After week one, accuracy should be stable at 90-95% and your average time per round should be noticeably lower than Day 1. Both improvements come from the systematic habit, not from going faster or trying harder.

The fatigue window: After about 20 consecutive rounds, accuracy typically begins declining. If you want to continue, take a 10-minute break first. Visual attention is a depletable resource that recovers with rest. This is not a weakness - it is how sustained attention works for everyone.

Why This Transfers

The skill Mirror Symmetry trains - rapid detection of a single anomaly in a consistent pattern - appears in many real-world contexts: spotting a typo in formatted text, catching an inconsistency in a data table, noticing a colour mismatch in a design, detecting an error in a repeated structure.
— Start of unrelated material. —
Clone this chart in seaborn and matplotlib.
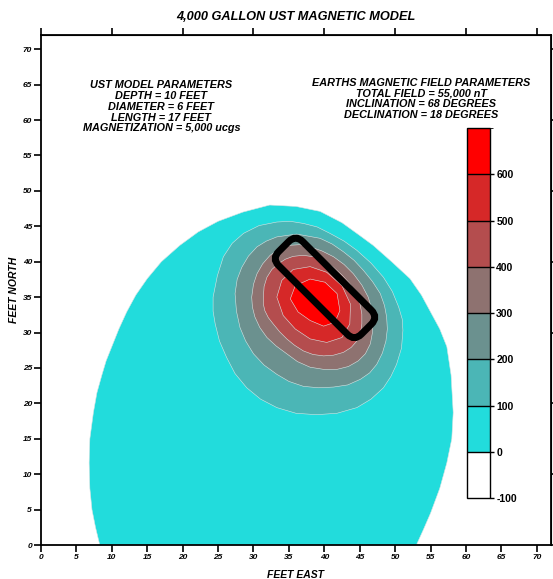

In each of these, the cognitive move is the same: hold the expected pattern in mind, scan the actual pattern against it, and notice where they diverge. Mirror Symmetry gamifies this in a context where the feedback is instant and the stakes are low. Each round is practice at the detection move itself, stripped of domain knowledge.

Play consistently in short sessions. Apply the zone-scanning method. Use the recheck habit before every click. Within a week, the asymmetry will start to pull your attention before your conscious scan reaches it - that pre-attentive detection is what mastery feels like.

Mastery markers: Finding the asymmetry consistently in under 10 seconds with accuracy above 95% across both pixel and emoji rounds is intermediate mastery. Sub-5 seconds with accuracy above 98% is the expert threshold. Both are reachable within a few weeks of consistent focused practice.